A new study co-authored by a University of Kansas professor goes a fair distance toward debunking that notion.
Associate Professor of Communication Studies Jeffrey Hall says his new study, published in the journal Information, Communication & Society, shows no evidence for the proposition that social media crowd out face-to-face communication with those who ought to matter most – our close friends and family members.
“I’m trying to push back on the popular conception of how this works,” Hall said. “That’s not to say overuse of social media is good, but it’s not bad in the way people think it is.”
In their paper “Two tests of social displacement through social media use,” Hall and then-KU doctoral students Michael W. Kearney and Chong Xing performed two unique studies. In the first, they compared data sets from the Longitudinal Study of American Youth from 2009 and 2011, to see whether there was any decrease in interpersonal contact that could be correlated with increased use of social media Spoiler alert: There was no such relationship.
Hall said the young adults – chosen to be representative of Americans of their age as a whole -- tracked in the LSAY “are squarely in the middle of Generation X. What was really convenient was the questions about social media use were asked right when Facebook was hitting its inflection point of adoption, and the main adopters in that period were Gen Xers.”
However, Hall said, “It was not the case at all that social media adoption or use had a consistent effect on their direct social interactions with people.” Direct interactions were defined as getting out of one’s house, visiting friends, talking on the phone and attending meetings of groups and organizations (apart from religious groups).

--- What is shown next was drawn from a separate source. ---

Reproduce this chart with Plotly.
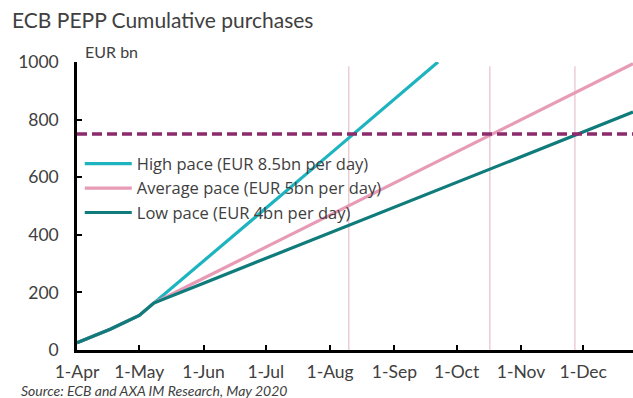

“What was interesting was that, during a time of really rapid adoption of social media, and really powerful changes in use, you didn’t see sudden declines in people’s direct social contact,” Hall said. “If the social-displacement theory is correct, people should get out less and make fewer of those phone calls, and that just wasn’t the case.”
The second study was one the authors designed and executed themselves in 2015. They recruited 116 people, half adults and half college students, and texted them five times a day for five consecutive days, querying them each time about their use of social media and direct social contacts in the previous 10 minutes.
“What we found was that people’s use of social media had no relationship to who they were talking to later that day and what medium they were using to talk to people later that day,” Hall said. “Social media users were not experiencing social displacement. If they used social media earlier in the day, they were not more likely to be alone later. It’s also not the case that because they were using social media now, they were not interacting face to face later. … It doesn’t seem that, either within the same time period or projecting the future, that social media use indicates people not having close relationship partners in face-to-face or telephone conversation.”
Hall notes that several studies have questioned the displacement effect – both back in the early days of internet adoption and now – and yet the theory seems stubbornly resistant to debunking. Hall suspects that time spent pursuing social media has displaced older forms of media, e.g., reading the newspaper, browsing the internet or watching television. But pinning that down is a matter for a different study. For now, Hall is pleased to be able to challenge conventional wisdom using an old theory applied to new media.